* _PROVIDED RECORDS_
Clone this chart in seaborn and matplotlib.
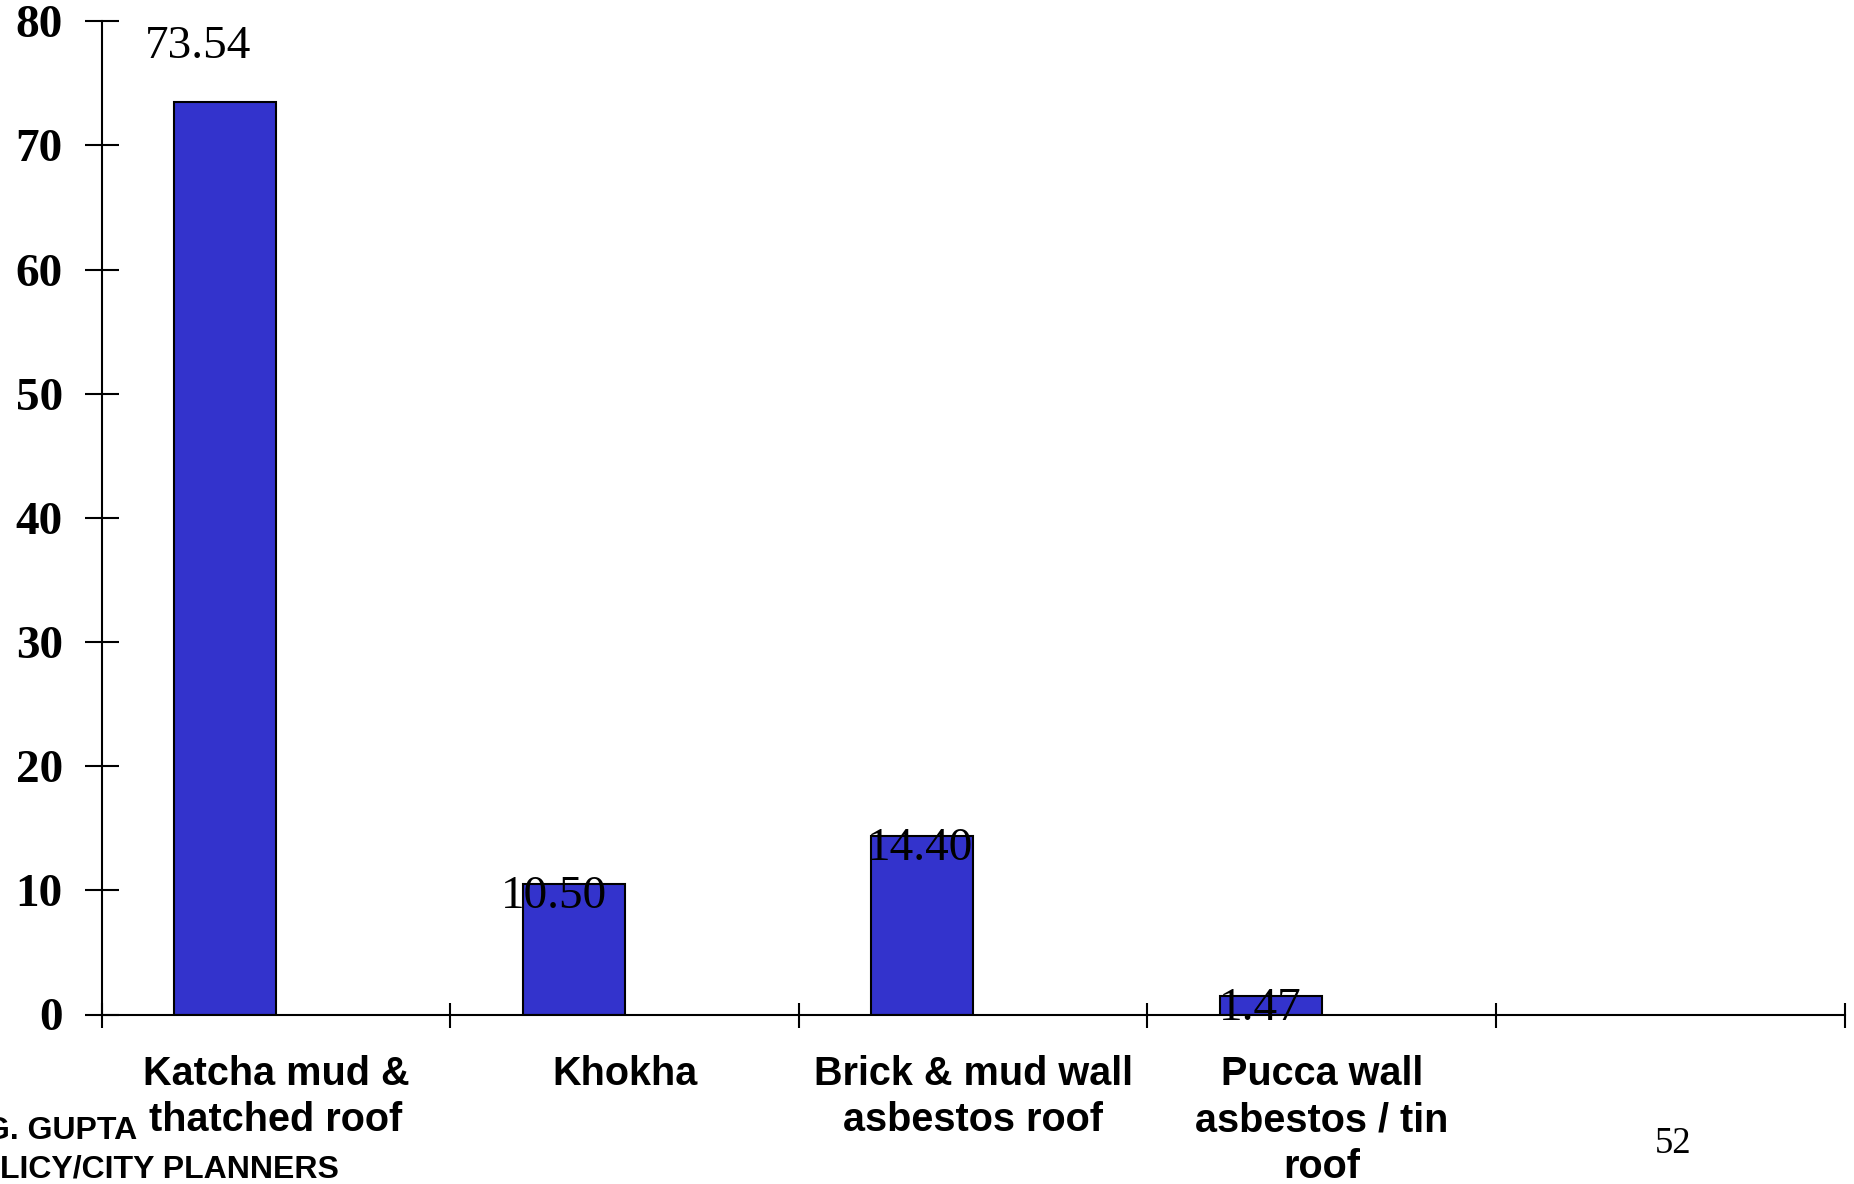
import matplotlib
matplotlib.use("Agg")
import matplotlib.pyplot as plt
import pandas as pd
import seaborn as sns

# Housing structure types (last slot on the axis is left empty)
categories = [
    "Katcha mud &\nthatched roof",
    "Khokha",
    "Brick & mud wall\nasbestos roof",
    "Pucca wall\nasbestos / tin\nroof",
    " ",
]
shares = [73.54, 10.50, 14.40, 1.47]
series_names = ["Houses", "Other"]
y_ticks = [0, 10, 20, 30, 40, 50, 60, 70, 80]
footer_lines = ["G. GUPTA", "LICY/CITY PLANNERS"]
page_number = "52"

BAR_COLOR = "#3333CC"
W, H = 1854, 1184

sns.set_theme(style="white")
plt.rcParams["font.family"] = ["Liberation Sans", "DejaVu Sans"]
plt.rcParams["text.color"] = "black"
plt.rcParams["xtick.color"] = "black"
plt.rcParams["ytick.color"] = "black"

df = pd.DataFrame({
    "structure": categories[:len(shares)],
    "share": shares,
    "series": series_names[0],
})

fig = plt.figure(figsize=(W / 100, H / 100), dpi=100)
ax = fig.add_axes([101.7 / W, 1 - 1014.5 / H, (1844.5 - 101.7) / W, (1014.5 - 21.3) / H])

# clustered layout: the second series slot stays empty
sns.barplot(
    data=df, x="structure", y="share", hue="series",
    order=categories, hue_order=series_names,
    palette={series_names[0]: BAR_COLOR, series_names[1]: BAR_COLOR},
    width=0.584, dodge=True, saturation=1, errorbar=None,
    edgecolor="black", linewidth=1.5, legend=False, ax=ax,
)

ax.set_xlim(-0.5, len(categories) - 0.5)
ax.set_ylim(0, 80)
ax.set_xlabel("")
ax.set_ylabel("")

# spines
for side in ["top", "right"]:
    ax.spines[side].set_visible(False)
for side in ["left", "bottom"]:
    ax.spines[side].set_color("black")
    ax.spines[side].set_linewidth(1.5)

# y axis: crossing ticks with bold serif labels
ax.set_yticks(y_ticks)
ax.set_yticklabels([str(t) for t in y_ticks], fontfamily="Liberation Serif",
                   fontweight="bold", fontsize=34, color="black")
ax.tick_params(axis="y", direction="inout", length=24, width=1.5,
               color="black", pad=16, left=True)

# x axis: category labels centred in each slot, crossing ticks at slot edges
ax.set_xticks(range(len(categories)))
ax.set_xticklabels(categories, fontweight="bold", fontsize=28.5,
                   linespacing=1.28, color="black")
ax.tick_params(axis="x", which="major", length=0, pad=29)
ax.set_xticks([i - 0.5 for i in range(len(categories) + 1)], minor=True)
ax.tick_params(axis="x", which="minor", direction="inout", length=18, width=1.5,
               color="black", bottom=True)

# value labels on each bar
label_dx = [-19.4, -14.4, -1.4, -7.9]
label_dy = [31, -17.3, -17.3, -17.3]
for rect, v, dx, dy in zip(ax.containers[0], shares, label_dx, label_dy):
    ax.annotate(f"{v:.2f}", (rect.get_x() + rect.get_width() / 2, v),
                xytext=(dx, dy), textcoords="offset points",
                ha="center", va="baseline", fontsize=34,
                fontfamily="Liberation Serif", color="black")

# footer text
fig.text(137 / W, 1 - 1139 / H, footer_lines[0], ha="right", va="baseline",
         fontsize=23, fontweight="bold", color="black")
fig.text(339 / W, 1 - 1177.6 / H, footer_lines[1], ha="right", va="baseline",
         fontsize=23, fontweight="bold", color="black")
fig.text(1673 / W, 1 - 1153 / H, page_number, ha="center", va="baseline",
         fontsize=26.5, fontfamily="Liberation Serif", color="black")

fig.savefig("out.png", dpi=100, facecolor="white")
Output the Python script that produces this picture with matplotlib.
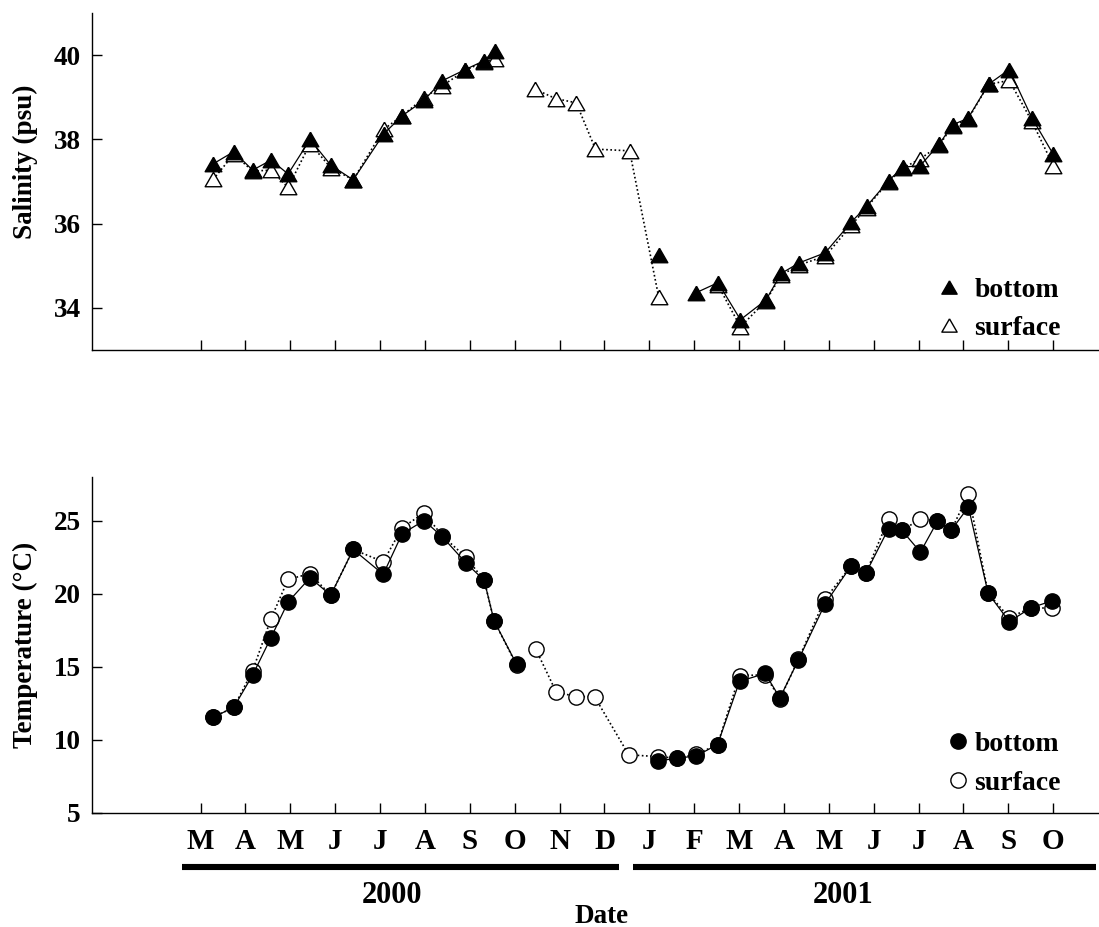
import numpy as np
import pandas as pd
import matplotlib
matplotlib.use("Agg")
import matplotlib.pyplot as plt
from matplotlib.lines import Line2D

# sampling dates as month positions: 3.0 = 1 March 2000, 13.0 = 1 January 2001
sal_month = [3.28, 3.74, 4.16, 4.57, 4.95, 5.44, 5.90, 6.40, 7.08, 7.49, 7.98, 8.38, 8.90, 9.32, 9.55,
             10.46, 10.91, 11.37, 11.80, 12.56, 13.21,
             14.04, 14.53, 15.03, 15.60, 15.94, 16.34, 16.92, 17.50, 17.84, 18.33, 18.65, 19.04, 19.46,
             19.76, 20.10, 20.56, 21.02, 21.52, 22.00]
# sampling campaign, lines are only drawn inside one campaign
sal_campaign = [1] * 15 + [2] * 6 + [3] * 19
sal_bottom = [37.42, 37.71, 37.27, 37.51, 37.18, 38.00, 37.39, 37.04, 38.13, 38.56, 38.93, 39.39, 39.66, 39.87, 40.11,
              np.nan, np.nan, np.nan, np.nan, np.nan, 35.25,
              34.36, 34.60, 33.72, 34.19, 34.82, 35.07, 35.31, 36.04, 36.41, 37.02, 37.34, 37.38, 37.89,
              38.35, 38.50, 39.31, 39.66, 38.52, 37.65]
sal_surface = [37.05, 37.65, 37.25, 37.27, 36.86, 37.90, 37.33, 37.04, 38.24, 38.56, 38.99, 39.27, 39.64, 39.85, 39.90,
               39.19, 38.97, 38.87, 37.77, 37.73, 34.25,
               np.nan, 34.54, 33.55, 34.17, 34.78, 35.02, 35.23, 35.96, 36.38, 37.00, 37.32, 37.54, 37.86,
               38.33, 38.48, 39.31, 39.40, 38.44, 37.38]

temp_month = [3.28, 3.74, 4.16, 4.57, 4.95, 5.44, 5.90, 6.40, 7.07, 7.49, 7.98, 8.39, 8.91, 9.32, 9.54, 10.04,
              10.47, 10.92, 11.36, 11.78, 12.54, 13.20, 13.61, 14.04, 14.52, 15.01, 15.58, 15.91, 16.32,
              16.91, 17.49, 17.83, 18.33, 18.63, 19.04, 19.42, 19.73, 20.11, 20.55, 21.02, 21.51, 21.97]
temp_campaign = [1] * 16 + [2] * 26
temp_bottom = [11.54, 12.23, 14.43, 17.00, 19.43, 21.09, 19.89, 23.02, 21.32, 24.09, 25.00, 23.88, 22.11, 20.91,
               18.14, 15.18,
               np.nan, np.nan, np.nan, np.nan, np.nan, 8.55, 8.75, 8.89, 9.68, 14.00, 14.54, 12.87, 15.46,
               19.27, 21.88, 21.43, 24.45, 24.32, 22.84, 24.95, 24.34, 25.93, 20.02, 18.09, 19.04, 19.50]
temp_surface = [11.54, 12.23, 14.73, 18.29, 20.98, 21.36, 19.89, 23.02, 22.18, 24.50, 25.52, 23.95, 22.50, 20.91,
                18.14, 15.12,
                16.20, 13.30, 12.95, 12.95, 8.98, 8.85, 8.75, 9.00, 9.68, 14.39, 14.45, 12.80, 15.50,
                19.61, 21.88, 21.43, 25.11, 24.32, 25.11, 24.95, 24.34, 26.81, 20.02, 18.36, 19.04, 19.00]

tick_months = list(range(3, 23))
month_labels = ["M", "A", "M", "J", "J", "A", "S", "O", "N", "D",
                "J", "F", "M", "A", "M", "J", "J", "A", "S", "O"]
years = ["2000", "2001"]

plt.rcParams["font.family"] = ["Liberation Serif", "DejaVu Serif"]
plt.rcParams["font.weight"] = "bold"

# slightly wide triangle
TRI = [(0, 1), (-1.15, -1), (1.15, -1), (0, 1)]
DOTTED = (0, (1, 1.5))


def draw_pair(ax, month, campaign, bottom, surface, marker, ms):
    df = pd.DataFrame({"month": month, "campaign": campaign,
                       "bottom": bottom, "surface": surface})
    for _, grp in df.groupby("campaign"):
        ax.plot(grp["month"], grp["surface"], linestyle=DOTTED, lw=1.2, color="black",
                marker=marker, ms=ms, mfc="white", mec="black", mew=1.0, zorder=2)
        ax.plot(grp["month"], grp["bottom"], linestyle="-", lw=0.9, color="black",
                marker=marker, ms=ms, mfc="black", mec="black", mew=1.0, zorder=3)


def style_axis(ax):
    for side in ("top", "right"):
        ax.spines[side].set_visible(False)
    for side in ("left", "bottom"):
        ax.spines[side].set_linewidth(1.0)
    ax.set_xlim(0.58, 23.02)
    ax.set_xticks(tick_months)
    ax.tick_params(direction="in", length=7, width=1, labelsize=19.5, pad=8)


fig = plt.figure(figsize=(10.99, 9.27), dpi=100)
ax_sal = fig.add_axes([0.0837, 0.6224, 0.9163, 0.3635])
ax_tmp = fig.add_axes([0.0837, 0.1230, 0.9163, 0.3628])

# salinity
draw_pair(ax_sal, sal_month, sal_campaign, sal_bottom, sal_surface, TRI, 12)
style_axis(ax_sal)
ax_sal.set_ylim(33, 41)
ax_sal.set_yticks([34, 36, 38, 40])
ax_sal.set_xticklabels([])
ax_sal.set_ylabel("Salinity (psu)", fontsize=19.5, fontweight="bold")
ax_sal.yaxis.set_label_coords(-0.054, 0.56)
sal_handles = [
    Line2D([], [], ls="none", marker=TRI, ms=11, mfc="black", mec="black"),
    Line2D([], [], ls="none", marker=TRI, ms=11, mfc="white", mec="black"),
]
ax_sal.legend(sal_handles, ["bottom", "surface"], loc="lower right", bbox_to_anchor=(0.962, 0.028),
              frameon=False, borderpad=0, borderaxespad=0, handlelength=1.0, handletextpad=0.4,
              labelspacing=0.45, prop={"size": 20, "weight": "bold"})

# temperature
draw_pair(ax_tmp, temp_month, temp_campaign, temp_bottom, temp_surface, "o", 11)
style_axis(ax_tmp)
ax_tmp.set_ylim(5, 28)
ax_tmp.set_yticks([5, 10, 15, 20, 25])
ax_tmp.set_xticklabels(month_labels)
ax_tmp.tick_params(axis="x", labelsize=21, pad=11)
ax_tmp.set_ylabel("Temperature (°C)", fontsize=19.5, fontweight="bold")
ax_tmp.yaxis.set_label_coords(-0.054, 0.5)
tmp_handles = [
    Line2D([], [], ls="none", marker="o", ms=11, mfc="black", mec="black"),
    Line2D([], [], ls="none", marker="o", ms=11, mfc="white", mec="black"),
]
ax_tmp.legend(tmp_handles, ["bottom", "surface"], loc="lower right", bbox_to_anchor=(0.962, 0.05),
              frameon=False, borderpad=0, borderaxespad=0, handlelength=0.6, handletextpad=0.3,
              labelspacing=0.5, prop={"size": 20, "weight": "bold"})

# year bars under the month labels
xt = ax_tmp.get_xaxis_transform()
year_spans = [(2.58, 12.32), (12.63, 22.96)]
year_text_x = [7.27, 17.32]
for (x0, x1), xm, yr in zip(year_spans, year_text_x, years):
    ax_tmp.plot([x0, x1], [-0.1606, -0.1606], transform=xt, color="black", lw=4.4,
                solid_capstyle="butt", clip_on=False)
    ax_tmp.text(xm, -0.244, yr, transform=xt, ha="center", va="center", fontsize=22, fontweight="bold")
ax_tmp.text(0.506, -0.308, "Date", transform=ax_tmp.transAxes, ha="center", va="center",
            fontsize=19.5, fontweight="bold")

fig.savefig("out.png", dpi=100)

* _YOUR GOAL_
Copy out all lines from the material above that contain the string "with".

* _ANSWER BELOW_
# y axis: crossing ticks with bold serif labels
Output the Python script that produces this picture with matplotlib.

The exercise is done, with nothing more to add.